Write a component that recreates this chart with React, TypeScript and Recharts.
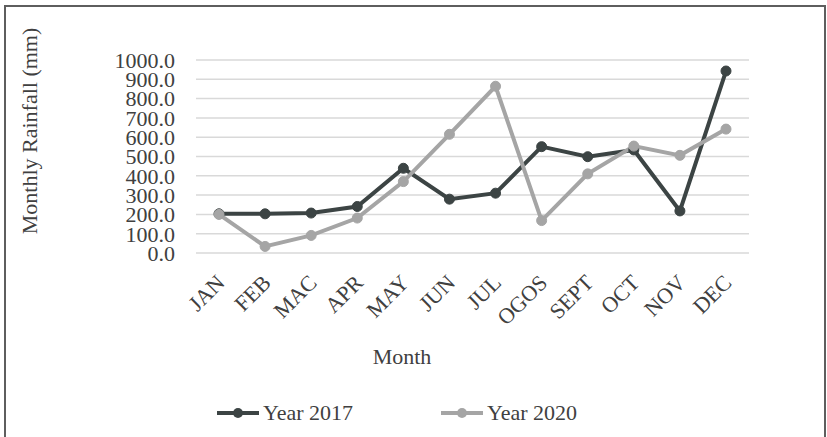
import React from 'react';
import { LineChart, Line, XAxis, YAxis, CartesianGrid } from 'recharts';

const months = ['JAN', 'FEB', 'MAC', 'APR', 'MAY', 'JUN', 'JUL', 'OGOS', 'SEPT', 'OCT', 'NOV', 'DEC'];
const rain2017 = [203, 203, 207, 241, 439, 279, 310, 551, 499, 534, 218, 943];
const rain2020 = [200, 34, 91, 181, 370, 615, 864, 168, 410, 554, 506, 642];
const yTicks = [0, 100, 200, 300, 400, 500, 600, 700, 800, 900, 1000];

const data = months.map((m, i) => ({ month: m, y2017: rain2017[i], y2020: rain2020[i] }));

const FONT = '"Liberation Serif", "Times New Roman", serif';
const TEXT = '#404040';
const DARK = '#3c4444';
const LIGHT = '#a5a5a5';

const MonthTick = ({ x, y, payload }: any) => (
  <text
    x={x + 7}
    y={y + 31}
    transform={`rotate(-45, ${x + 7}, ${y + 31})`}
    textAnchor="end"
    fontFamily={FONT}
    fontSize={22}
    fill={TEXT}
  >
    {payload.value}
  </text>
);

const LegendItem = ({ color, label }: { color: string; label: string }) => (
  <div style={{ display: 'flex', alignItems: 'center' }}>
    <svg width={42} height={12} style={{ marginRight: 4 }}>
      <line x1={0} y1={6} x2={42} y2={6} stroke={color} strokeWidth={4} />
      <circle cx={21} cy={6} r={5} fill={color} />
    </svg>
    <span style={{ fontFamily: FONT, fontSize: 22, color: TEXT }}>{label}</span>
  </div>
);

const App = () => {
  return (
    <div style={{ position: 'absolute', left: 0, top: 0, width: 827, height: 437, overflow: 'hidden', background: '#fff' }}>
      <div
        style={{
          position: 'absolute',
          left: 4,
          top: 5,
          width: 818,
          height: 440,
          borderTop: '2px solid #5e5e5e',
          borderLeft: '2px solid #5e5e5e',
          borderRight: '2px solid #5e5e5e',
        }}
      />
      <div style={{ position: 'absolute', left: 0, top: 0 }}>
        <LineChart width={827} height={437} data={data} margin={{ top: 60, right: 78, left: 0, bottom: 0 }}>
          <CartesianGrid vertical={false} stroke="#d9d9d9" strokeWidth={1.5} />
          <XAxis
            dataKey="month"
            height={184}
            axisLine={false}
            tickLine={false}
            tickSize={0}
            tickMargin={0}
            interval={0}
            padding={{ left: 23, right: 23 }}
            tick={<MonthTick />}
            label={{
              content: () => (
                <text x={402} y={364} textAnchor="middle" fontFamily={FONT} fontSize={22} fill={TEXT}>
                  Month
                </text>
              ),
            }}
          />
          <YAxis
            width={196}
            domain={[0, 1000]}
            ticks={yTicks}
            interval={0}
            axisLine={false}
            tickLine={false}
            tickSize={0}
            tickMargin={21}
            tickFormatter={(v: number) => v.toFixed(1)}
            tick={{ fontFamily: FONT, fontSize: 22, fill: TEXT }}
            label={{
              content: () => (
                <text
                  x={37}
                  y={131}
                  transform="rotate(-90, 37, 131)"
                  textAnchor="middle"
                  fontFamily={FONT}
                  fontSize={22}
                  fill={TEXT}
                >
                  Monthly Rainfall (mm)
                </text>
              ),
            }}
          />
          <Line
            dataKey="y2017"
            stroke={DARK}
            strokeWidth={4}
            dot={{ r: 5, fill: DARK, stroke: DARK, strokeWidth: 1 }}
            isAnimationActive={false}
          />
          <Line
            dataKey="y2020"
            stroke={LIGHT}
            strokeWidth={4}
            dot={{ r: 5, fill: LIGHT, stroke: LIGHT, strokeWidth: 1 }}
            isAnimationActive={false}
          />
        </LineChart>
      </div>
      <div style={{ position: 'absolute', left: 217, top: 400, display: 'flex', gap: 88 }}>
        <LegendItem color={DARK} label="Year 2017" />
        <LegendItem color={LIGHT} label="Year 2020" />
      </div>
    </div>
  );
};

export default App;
----------------------------------------
◆ GIVEN EXERCISE
Each line in the listing above that contains "React" should be copied.

◆ RESPONSE
Write a component that recreates this chart with React, TypeScript and Recharts.
import React from 'react';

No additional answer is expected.